A: Another way to approach it which does not rely on the study of the sign of $a$:
\begin{align*}
ax^{2} + bx + c = 0 & \Longleftrightarrow 4a^{2}x^{2} + 4abx + 4ac = 0\\\\
& \Longleftrightarrow (4a^{2}x^{2} + 4abx + b^{2}) = b^{2} - 4ac\\\\
& \Longleftrightarrow (2ax + b)^{2} = b^{2} - 4ac\\\\
& \Longleftrightarrow 2ax + b = \pm\sqrt{b^{2} - 4ac}\\\\
& \Longleftrightarrow x = \frac{-b \pm \sqrt{b^{2} - 4ac}}{2a}
\end{align*}
Hopefully this helps!
A: I will make a guess that the proof you were looking at has the following equation in one of its steps:
$$ \left(x+\frac{b}{2a} \right)^2 = \frac{b^2-4ac}{4a^2}. $$
This tells us that $x+\dfrac{b}{2a}$ is one of the square roots
of $\dfrac{b^2-4ac}{4a^2}.$
But it could be either the positive or negative square root.
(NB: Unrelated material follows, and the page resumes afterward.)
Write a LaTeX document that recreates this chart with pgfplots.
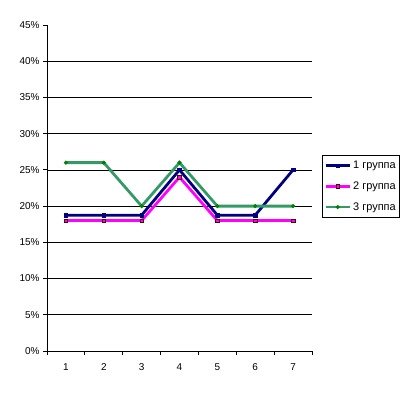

The square roots of $\dfrac{b^2-4ac}{4a^2}$ are
$\dfrac{\sqrt{b^2 - 4ac}}{2a}$ and $-\dfrac{\sqrt{b^2 - 4ac}}{2a}.$
You can verify this by squaring each one:
\begin{align}
\left(\frac{\sqrt{b^2 - 4ac}}{2a}\right)^2 &= \frac{b^2-4ac}{4a^2}, \\
\left(-\frac{\sqrt{b^2 - 4ac}}{2a}\right)^2 &= \frac{b^2-4ac}{4a^2}. \\
\end{align}
Notice that $-\dfrac{\sqrt{b^2 - 4ac}}{2a}$ is just
$\dfrac{\sqrt{b^2 - 4ac}}{2a}$ with its sign flipped.
That is, one of these is a positive square root and one is a negative square root.
Which one is the positive root and which is the negative root depends on the sign of $a,$ but no matter which sign $a$ has we still have both roots, the positive and the negative.
Therefore we have found that the following statement is true:
$$
 \text{$x + \frac{b}{2a}$ is either
 $\frac{\sqrt{b^2 - 4ac}}{2a}$ or $-\frac{\sqrt{b^2 - 4ac}}{2a}$}.
$$
Another way to write the same statement is
$$ x + \dfrac{b}{2a} = \pm\dfrac{\sqrt{b^2 - 4ac}}{2a}. $$
Now just subtract $\dfrac{b}{2a}$ from both sides and you have the usual quadratic formula.
At no point in any of this did we ever take a square root of $4a^2.$
Instead, we looked at the expression $\dfrac{b^2-4ac}{4a^2}$ and found its square roots
— both of them — and included both roots in the answer.